> DATA FOR THIS TASK:
-*-*-
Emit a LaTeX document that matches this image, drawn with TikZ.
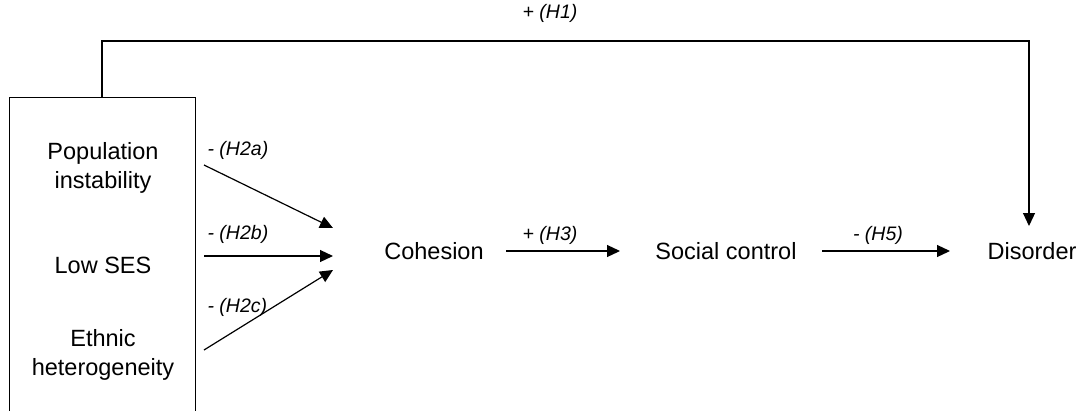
\documentclass[tikz,border=0pt]{standalone}
\usepackage{fontspec}
\setmainfont{Liberation Sans}
\usetikzlibrary{arrows.meta}
\begin{document}
\begin{tikzpicture}[x=1pt,y=-1pt, line width=1.2pt,
  lbl/.style={font=\fontsize{19.5}{22}\selectfont\itshape, inner sep=0pt},
  txt/.style={font=\fontsize{23.5}{29}\selectfont, align=center, inner sep=0pt},
  arr/.style={-{Triangle[length=13pt,width=12pt]}}]
\useasboundingbox (0,0) rectangle (1086,410);
\clip (0,0) rectangle (1086,410);
% left box
\node[draw, line width=1.2pt, minimum width=186pt, minimum height=340pt, anchor=north west, inner sep=0pt] (box) at (9,97) {};
\node[txt, anchor=base] (pop) at (103,188) {Population\\instability};
\node[txt, anchor=base] (ses) at (103,273) {Low SES};
\node[txt, anchor=base] (eth) at (103,375) {Ethnic\\heterogeneity};
% main chain
\node[txt, anchor=base] (coh) at (434,259) {Cohesion};
\node[txt, anchor=base] (soc) at (726,259) {Social control};
\node[txt, anchor=base] (dis) at (1032,259) {Disorder};
% connector end points
\coordinate (a1) at (204,165);
\coordinate (a2) at (204,256);
\coordinate (a3) at (204,350);
\coordinate (t1) at (333,228);
\coordinate (t2) at (333,256);
\coordinate (t3) at (333,270);
\coordinate (c1) at (506,251);
\coordinate (c2) at (620,251);
\coordinate (s1) at (822,251);
\coordinate (s2) at (950,251);
\coordinate (fb) at (102,97);
\coordinate (dt) at (1029,226);
\draw[arr] (a1) -- (t1);
\draw[arr] (a2) -- (t2);
\draw[arr] (a3) -- (t3);
\draw[arr] (c1) -- (c2);
\draw[arr] (s1) -- (s2);
\draw[arr] (fb) -- (102,41) -- (1029,41) -- (dt);
% labels
\node[lbl, anchor=base west] (l2a) at (207,155) {- (H2a)};
\node[lbl, anchor=base west] (l2b) at (207,239) {- (H2b)};
\node[lbl, anchor=base west] (l2c) at (207,312) {- (H2c)};
\node[lbl, anchor=base] (l1) at (550,18) {+ (H1)};
\node[lbl, anchor=base] (l3) at (550,240) {+ (H3)};
\node[lbl, anchor=base] (l5) at (878,240) {- (H5)};
\end{tikzpicture}
\end{document}
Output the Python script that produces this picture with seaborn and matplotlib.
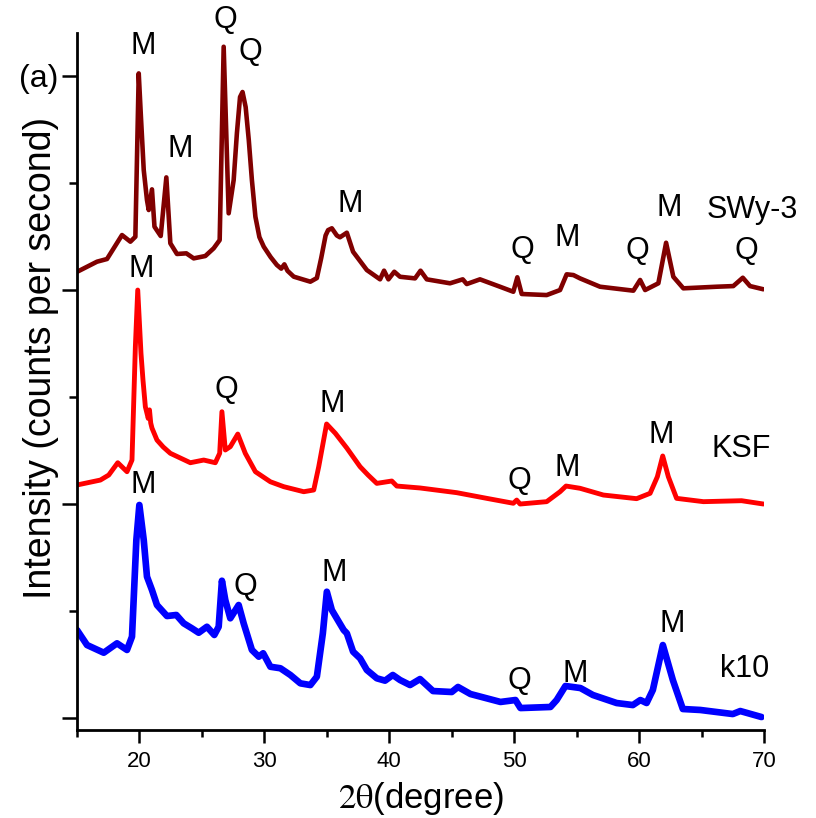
import matplotlib
matplotlib.use("Agg")
import matplotlib.pyplot as plt
import seaborn as sns
from matplotlib.ticker import MultipleLocator, NullFormatter

# two-theta (degree) and intensity, arbitrary cps units
swy_x = [15.0, 16.6, 17.4, 18.6, 19.27, 19.67, 19.94, 20.1, 20.34, 20.6, 20.74, 21.0,
         21.2, 21.7, 22.15, 22.47, 23.0, 23.75, 24.34, 25.27, 25.94, 26.42, 26.74,
         27.14, 27.54, 27.8, 28.05, 28.25, 28.5, 28.75, 29.0, 29.28, 29.6, 29.95,
         30.5, 31.0, 31.35, 31.6, 31.85, 32.35, 33.68, 34.2, 34.55, 34.9, 35.1, 35.4,
         35.8, 36.05, 36.6, 37.1, 38.2, 39.26, 39.58, 39.93, 40.4, 40.86, 42.06,
         42.5, 43.0, 44.86, 45.88, 46.2, 47.26, 48.86, 49.93, 50.25, 50.6, 52.6,
         53.67, 54.2, 54.74, 55.27, 56.87, 59.54, 60.08, 60.48, 61.54, 62.16, 62.74,
         63.54, 66.21, 67.54, 68.3, 68.88, 69.95]
swy_y = [4170, 4265, 4290, 4514, 4452, 4498, 6025, 5654, 5122, 4841, 4748, 4941,
         4592, 4505, 5053, 4437, 4337, 4343, 4296, 4318, 4390, 4467, 6274,
         4717, 5028, 5467, 5804, 5851, 5710, 5402, 5028, 4685, 4495, 4405,
         4308, 4234, 4200, 4240, 4180, 4125, 4078, 4112, 4300, 4510, 4560, 4577,
         4510, 4493, 4536, 4358, 4187, 4100, 4181, 4100, 4171, 4124, 4109,
         4181, 4100, 4063, 4100, 4056, 4100, 4031, 3984, 4119, 3963, 3953,
         4000, 4147, 4140, 4109, 4031, 3994, 4094, 4000, 4063, 4442, 4124,
         4016, 4031, 4037, 4115, 4037, 4007]

ksf_x = [15.0, 16.87, 17.54, 18.26, 19.0, 19.4, 19.67, 19.86, 20.12, 20.28, 20.47,
         20.7, 20.8, 20.9, 21.0, 21.4, 21.9, 22.47, 24.07, 25.14, 26.07, 26.42, 26.6,
         26.87, 27.27, 27.87, 28.47, 29.28, 30.48, 31.55, 33.15, 33.95, 34.35, 34.98,
         35.68, 36.6, 37.66, 38.3, 39.0, 40.2, 40.6, 42.46, 45.4, 47.8, 49.93, 50.2,
         50.47, 52.6, 53.67, 54.15, 55.27, 57.14, 59.8, 60.88, 61.46, 61.89, 62.34,
         63.0, 65.15, 68.2, 69.95]
ksf_y = [2178, 2224, 2271, 2386, 2302, 2411, 3470, 4000, 3408, 3159, 2909,
         2800, 2880, 2757, 2710, 2598, 2533, 2474, 2386, 2411, 2386, 2474, 2863,
         2505, 2536, 2654, 2474, 2302, 2208, 2162, 2115, 2131, 2349, 2748,
         2661, 2523, 2349, 2271, 2193, 2215, 2168, 2150, 2106, 2053, 2007, 2037,
         2000, 2022, 2115, 2168, 2147, 2084, 2050, 2100, 2255, 2449, 2255,
         2053, 2022, 2031, 2000]

k10_x = [15.0, 15.8, 17.14, 18.2, 19.0, 19.4, 19.75, 19.99, 20.34, 20.6, 21.0, 21.4,
         22.2, 22.95, 23.54, 24.2, 24.74, 25.4, 25.99, 26.34, 26.6, 26.87, 27.27,
         27.94, 28.34, 29.0, 29.55, 29.9, 30.48, 31.28, 32.08, 32.88, 33.68, 34.2,
         34.68, 35.0, 35.4, 36.35, 36.6, 37.1, 37.66, 38.2, 39.0, 39.66, 40.28, 40.86,
         41.66, 42.46, 43.5, 45.0, 45.5, 46.5, 48.9, 50.1, 50.5, 52.9, 53.4, 54.1,
         55.3, 56.3, 58.2, 59.5, 60.1, 60.6, 61.1, 61.9, 62.7, 63.5, 64.9, 67.5,
         68.1, 69.8]
k10_y = [822, 682, 610, 698, 636, 760, 1664, 1991, 1664, 1321, 1196, 1056,
         953, 963, 885, 838, 797, 853, 776, 853, 1283, 1103, 932,
         1056, 885, 636, 573, 605, 479, 465, 402, 324, 308, 386,
         792, 1180, 1009, 822, 792, 620, 558, 449, 371, 349, 402, 355,
         308, 364, 252, 243, 290, 224, 150, 168, 93, 103, 168, 299,
         280, 215, 140, 121, 168, 140, 262, 682, 355, 84, 75, 37,
         65, 9]

# peak labels: (text, x, y baseline)
swy_labels = [("M", 20.28, 6206), ("Q", 26.85, 6449), ("Q", 28.85, 6150),
              ("M", 23.25, 5244), ("M", 36.86, 4730), ("Q", 50.63, 4300),
              ("M", 54.23, 4412), ("Q", 59.84, 4290), ("M", 62.40, 4692),
              ("Q", 68.56, 4290)]
ksf_labels = [("M", 20.12, 4122), ("Q", 26.93, 2991), ("M", 35.42, 2860),
              ("Q", 50.39, 2141), ("M", 54.23, 2262), ("M", 61.76, 2571)]
k10_labels = [("M", 20.28, 2103), ("Q", 28.45, 1150), ("M", 35.58, 1281),
              ("Q", 50.39, 271), ("M", 54.87, 337), ("M", 62.64, 804)]
sample_names = [("SWy-3", 69.04, 4673), ("KSF", 68.16, 2440), ("k10", 68.48, 384)]

sns.set_style("ticks")
plt.rcParams["font.family"] = ["Liberation Sans", "DejaVu Sans"]
plt.rcParams["mathtext.fontset"] = "stix"
plt.rcParams["text.color"] = "black"
plt.rcParams["axes.labelcolor"] = "black"
plt.rcParams["axes.edgecolor"] = "black"
plt.rcParams["xtick.color"] = "black"
plt.rcParams["ytick.color"] = "black"

fig = plt.figure(figsize=(8.16, 8.18), dpi=100)
ax = fig.add_axes([0.0944, 0.1076, 0.8419, 0.852])

sns.lineplot(x=swy_x, y=swy_y, color="#800000", lw=3.3, ax=ax)
sns.lineplot(x=ksf_x, y=ksf_y, color="#ff0000", lw=3.5, ax=ax)
sns.lineplot(x=k10_x, y=k10_y, color="#0000ff", lw=4.8, ax=ax)

for group in (swy_labels, ksf_labels, k10_labels):
    for txt, x, y in group:
        ax.text(x, y, txt, fontsize=22, ha="center", va="baseline")
for txt, x, y in sample_names:
    ax.text(x, y, txt, fontsize=22, ha="center", va="baseline")
ax.text(11.96, 5900, "(a)", fontsize=23, ha="center", va="baseline", clip_on=False)

ax.set_xlim(15, 70)
ax.set_ylim(-112, 6402)
ax.xaxis.set_major_locator(MultipleLocator(10))
ax.xaxis.set_minor_locator(MultipleLocator(5))
ax.yaxis.set_major_locator(MultipleLocator(2000))
ax.yaxis.set_minor_locator(MultipleLocator(1000))
ax.yaxis.set_major_formatter(NullFormatter())

ax.tick_params(axis="x", which="major", length=9, width=1.8, labelsize=16, pad=6)
ax.tick_params(axis="x", which="minor", length=5, width=1.8)
ax.tick_params(axis="y", which="major", length=11, width=1.8)
ax.tick_params(axis="y", which="minor", length=6, width=1.8)
sns.despine(ax=ax)
for side in ("left", "bottom"):
    ax.spines[side].set_linewidth(2)

ax.set_xlabel(r"$\mathrm{2\theta}$(degree)", fontsize=25, labelpad=6)
ax.set_ylabel("Intensity (counts per second)", fontsize=27)
ax.yaxis.set_label_coords(-0.026, 0.534)

fig.savefig("out.png", dpi=100)
plt.close(fig)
-*-*-
> DIRECTIONS FOR THIS TASK: Search the lines for the string "with" and copy every line that has it.

> SOLUTION FOR THIS EXERCISE:
Emit a LaTeX document that matches this image, drawn with TikZ.
Output the Python script that produces this picture with seaborn and matplotlib.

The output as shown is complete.